◆ Work to complete: Nothing after the line with "import matplotlib.transforms as mtransforms" belongs in the copy; extract the lines below from the top through that line, pictures left out.

◆ Extracted entries:
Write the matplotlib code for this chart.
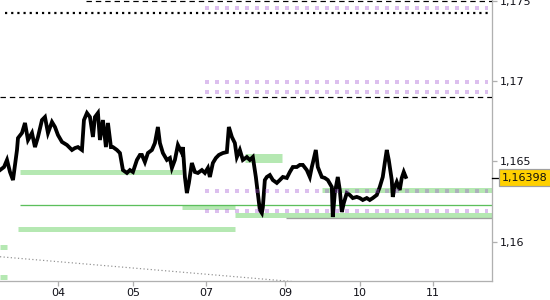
import matplotlib
matplotlib.use('Agg')
import matplotlib.pyplot as plt
import matplotlib.transforms as mtransforms

# bar index (time steps) and price of the traced close line
bars = [0, 4, 7, 10, 13, 17, 18, 22, 25, 28, 32, 35, 38, 42, 45, 48, 52, 55, 58, 62,
        67, 72, 75, 78, 82, 84, 87, 90, 93, 95, 98, 100, 103, 106, 108, 111, 113, 117, 120, 123,
        127, 130, 133, 137, 140, 142, 145, 148, 152, 155, 158, 160, 163, 167, 170, 172, 175, 178, 182, 183,
        185, 187, 189, 192, 195, 198, 202, 205, 208, 210, 213, 216, 219, 223, 227, 229, 232, 235, 237, 240,
        243, 247, 250, 253, 256, 258, 260, 262, 263, 265, 267, 270, 273, 277, 280, 283, 287, 290, 293, 297,
        300, 303, 307, 310, 312, 313, 316, 318, 322, 325, 328, 332, 333, 335, 338, 340, 342, 344, 347, 350,
        353, 357, 360, 363, 367, 370, 373, 377, 380, 383, 385, 387, 389, 392, 393, 395, 397, 400, 402, 404,
        406]
close = [1.16446, 1.16465, 1.16509, 1.16434, 1.16384, 1.16571, 1.16645, 1.16677, 1.16739, 1.16633,
         1.16677, 1.16589, 1.16652, 1.16757, 1.16776, 1.16677, 1.16745, 1.16714, 1.16664, 1.16621,
         1.16602, 1.16571, 1.16583, 1.16589, 1.16571, 1.16757, 1.16801, 1.16776, 1.16652, 1.16776,
         1.16801, 1.16633, 1.16757, 1.16589, 1.16739, 1.16589, 1.16589, 1.16571, 1.16552, 1.16446,
         1.16428, 1.16446, 1.16434, 1.16509, 1.16540, 1.16540, 1.16496, 1.16552, 1.16571, 1.16614,
         1.16714, 1.16614, 1.16552, 1.16509, 1.16521, 1.16459, 1.16509, 1.16602, 1.16552, 1.16589,
         1.16403, 1.16303, 1.16366, 1.16490, 1.16434, 1.16428, 1.16446, 1.16428, 1.16459, 1.16403,
         1.16490, 1.16521, 1.16540, 1.16552, 1.16558, 1.16714, 1.16652, 1.16614, 1.16527, 1.16571,
         1.16509, 1.16527, 1.16509, 1.16527, 1.16403, 1.16303, 1.16198, 1.16179, 1.16216, 1.16384,
         1.16403, 1.16415, 1.16384, 1.16366, 1.16384, 1.16403, 1.16397, 1.16434, 1.16465, 1.16465,
         1.16478, 1.16478, 1.16446, 1.16403, 1.16465, 1.16490, 1.16571, 1.16465, 1.16403, 1.16397,
         1.16384, 1.16341, 1.16154, 1.16303, 1.16403, 1.16322, 1.16185, 1.16241, 1.16303, 1.16291,
         1.16272, 1.16279, 1.16272, 1.16260, 1.16272, 1.16260, 1.16272, 1.16291, 1.16341, 1.16403,
         1.16490, 1.16571, 1.16509, 1.16384, 1.16279, 1.16341, 1.16372, 1.16322, 1.16397, 1.16434,
         1.16403]
last_price = 1.16398

day_ticks = [58, 133, 206, 285, 360, 433]
day_labels = ['04', '05', '07', '09', '10', '11']
price_ticks = [1.16, 1.165, 1.17, 1.175]
price_labels = ['1,16', '1,165', '1,17', '1,175']

# levels as (price, from bar, to bar)
green_zones = [(1.16437, 20, 182), (1.16080, 18, 235), (1.16219, 182, 235),
               (1.16166, 235, 492), (1.16322, 322, 492), (1.15965, 0, 7), (1.15784, 0, 7)]
wide_zone = (1.16524, 245, 282)
purple_levels = [(1.17456, 205, 488), (1.16994, 205, 488), (1.16932, 205, 488),
                 (1.16318, 205, 488), (1.16191, 205, 488)]
dashed_levels = [(1.17498, 86, 492), (1.16901, 0, 492)]
dotted_level = (1.17423, 5, 488)
pivot_level = (1.16229, 20, 492)
gray_level = (1.16146, 286, 492)
trend_bars = [0, 275, 400]
trend_price = [1.15907, 1.15762, 1.15696]

fig = plt.figure(figsize=(5.5, 3.0), dpi=100)
ax = fig.add_axes([0, 0.0633, 0.894, 0.9367])
px = 0.72  # one pixel in points

for p, a, b in green_zones:
    ax.hlines(p, a, b, color='#b5e8b2', lw=5 * px, zorder=1)
ax.hlines(wide_zone[0], wide_zone[1], wide_zone[2], color='#b5e8b2', lw=9 * px, zorder=1)

ax.hlines(pivot_level[0], pivot_level[1], pivot_level[2], color='#5cbf5c', lw=1.3 * px, zorder=2)
ax.hlines(gray_level[0], gray_level[1], gray_level[2], color='#a0a0a0', lw=1.3 * px, zorder=2)
ax.plot(trend_bars, trend_price, color='#909090', lw=1.2 * px, ls=(0, (1, 2)), zorder=2)

for p, a, b in dashed_levels:
    ax.plot([a, b], [p, p], color='black', lw=1.2 * px, ls=(0, (4.5, 3.3)), zorder=3)
ax.plot([dotted_level[1], dotted_level[2]], [dotted_level[0]] * 2, color='black',
        lw=2.2 * px, ls=(0, (1, 1.8)), zorder=3)

ax.plot(bars, close, color='black', lw=3.8 * px, zorder=4, solid_joinstyle='miter')

for p, a, b in purple_levels:
    ax.plot([a, b], [p, p], color='#a050d0', alpha=0.36, lw=4 * px,
            ls=(0, (1, 1.5)), solid_capstyle='butt', dash_capstyle='butt', zorder=5)

ax.set_xlim(0, 492)
ax.set_ylim(1.15756, 1.175038)

for s in ['top', 'left']:
    ax.spines[s].set_visible(False)
for s in ['right', 'bottom']:
    ax.spines[s].set_color('#b0b0b0')
    ax.spines[s].set_linewidth(1.3 * px)

ax.yaxis.tick_right()
ax.set_yticks(price_ticks)
ax.set_yticklabels(price_labels)
ax.set_xticks(day_ticks)
ax.set_xticklabels(day_labels)
ax.tick_params(axis='both', colors='#b0b0b0', labelcolor='#101018', labelsize=8,
               length=5 * px, width=1.3 * px)
ax.tick_params(axis='y', pad=3.5 * px)
ax.tick_params(axis='x', pad=2 * px)

# current price marker on the axis
trans = mtransforms.blended_transform_factory(ax.transAxes, ax.transData)
ax.plot([1.0, 1.012], [last_price, last_price], color='black', lw=1.3 * px,
        transform=trans, clip_on=False, zorder=6)
ax.text(1.021, last_price, f'{last_price:.5f}'.replace('.', ','), transform=trans,
        ha='left', va='center', fontsize=8, color='#101010', zorder=7,
        bbox=dict(boxstyle='square,pad=0.3', fc='#ffd000', ec='#a0a0a0', lw=1.2 * px))

fig.savefig('out.png', dpi=100)
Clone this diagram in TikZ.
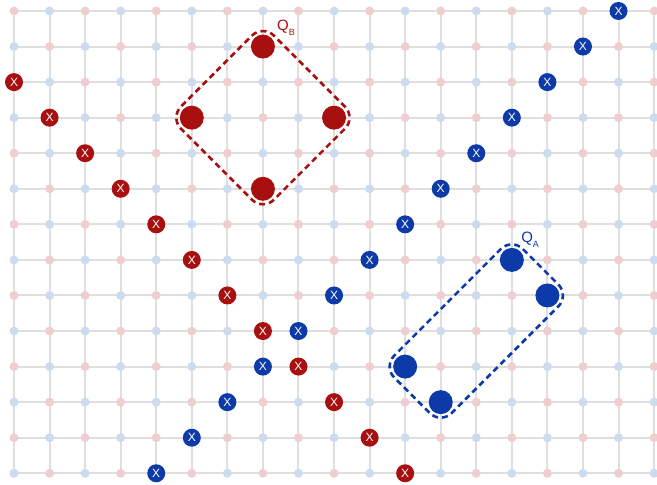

◆ Final answer:
Write the matplotlib code for this chart.
import matplotlib
matplotlib.use('Agg')
import matplotlib.pyplot as plt
import matplotlib.transforms as mtransforms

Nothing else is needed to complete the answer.